The fire stations and new police station would cost $73 million, Kachman said. The city can bond up to $28 million maximum, which would create a $45 million deficit. The proposed police station would also include a court and a jail.
“Continuing to tie up the money in the Gateway Center project, a project that isn’t critical, isn’t fiscally responsible at this moment,” Kachman said.
Kachman said the $7 million currently committed to the Gateway Center project may need to shift to help with other projects., which came from the insurance settlement funds after the Aberdeen Armory and the old Aberdeen Museum burned down on June 9, 2018.
Schave said the city put the project on hold in hopes that in the near future staff can “pick it back up again.”
“In the meantime, there are a lot of other things that are direly needed that we’ll have to be working on some funding for,” Schave said. “I don’t know what more I can say. The council’s looking at priorities. The Gateway Center without (receiving) enough funding became less and less of a priority.”
The Gateway Center, if built, is supposed to be self-sustaining. The estimated annual operating revenue for the center would be $160,195.38. The estimated annual operating expense would be $133,450, with an estimated $26,745.38 profit.
Ward 1 Position 2 Councilmember Kacey Morrison made the motion to “suspend all activity” regarding the Gateway Center project until further notice.
The motion, which was made without Ward 6 Position 12 Councilmember Dee Anne Shaw, who recused herself from the discussion the council had on Wednesday evening, July 27, wasn’t made without objection. Council members Joshua Francy, Liz Ellis, and Deborah Ross dissented, while eight members voted for the motion. If Schave had a vote, he said he would have voted for the motion, too.
Ellis voiced why she was against stopping the activity around the project.
“It would be unfortunate to suspend all activity given the millions of dollars that have been invested in this project,” Ellis said. “And we have a contractor working on this project. (Their) contract doesn’t expire until the end of September.”
Ellis said if the City Council keeps the project on the table that it allows work to go forward so they can find out if it’s financially viable or not. Ellis said on Wednesday, July 6, that she was waiting to get the final report from Rock Project Management Services, which was supposed to finish in late September or early October.
Kachman said she agreed with Morrison’s motion to suspend the activity.

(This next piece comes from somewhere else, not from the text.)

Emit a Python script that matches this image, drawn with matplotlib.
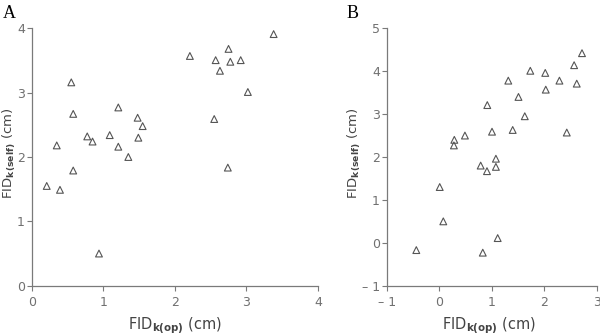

“But I want to reiterate that the project for me isn’t a ‘No,’ right now. It’s a ‘Not yet.’” Kachman said. “I’m also a firm believer that this entire agreement should eventually be brought to council once we select an organization and we shouldn’t wave our ability to look at important contracts, such as these.”
An alternative for the city, if the Gateway Center isn’t built as proposed — a 20,000-square-foot structure with office space, visitor information facilities, an exhibit space, a gift and coffee shop, and an event space — is to build it smaller.
Schave said there have been “all kinds of ideas kicked around,” regarding an alternate plan for the Gateway Center, but one that hasn’t been discussed is buying an existing building.
“The city doesn’t own another location that stands out for that,” Schave said. “Probably most of the discussion has been to maybe build a smaller, but less expensive structure on the site of the Gateway Center, and use it for a visitor’s center.”
The smaller building — a visitor’s center — could be built at a different location, according to Schave.
Schave said the city doesn’t have funding laid out for buying another building for something like the Gateway Center.
“We’ve got the museum building now,” he said. “We’re finding out that we’re struggling a bit to figure out funding for what it needs. So no, we’re not looking for another building to buy.”
After the city bought the building in the 100 block of West Wishkah Street for the Aberdeen Museum of History, Schave said they found out there’s considerable work required.
“We found we’ve gotta put a roof on it, we’ve gotta put an elevator in it, (and) a fire suppression system, just to make it usable,” Schave said. “That’s gonna be tough enough right there.”
Kachman said time has played a factor when it comes to the Gateway Center’s place as a priority.
“So, 10 years ago it certainly was one of the top priorities of the city,” Kachman said. “But, since the amount of time that has passed, these other projects have also been identified as priorities. And, in my opinion, they’re a higher priority today to solve for than putting the Gateway Center in.”
Kachman said it’s difficult to tell right now when the Gateway Center will move back up the list.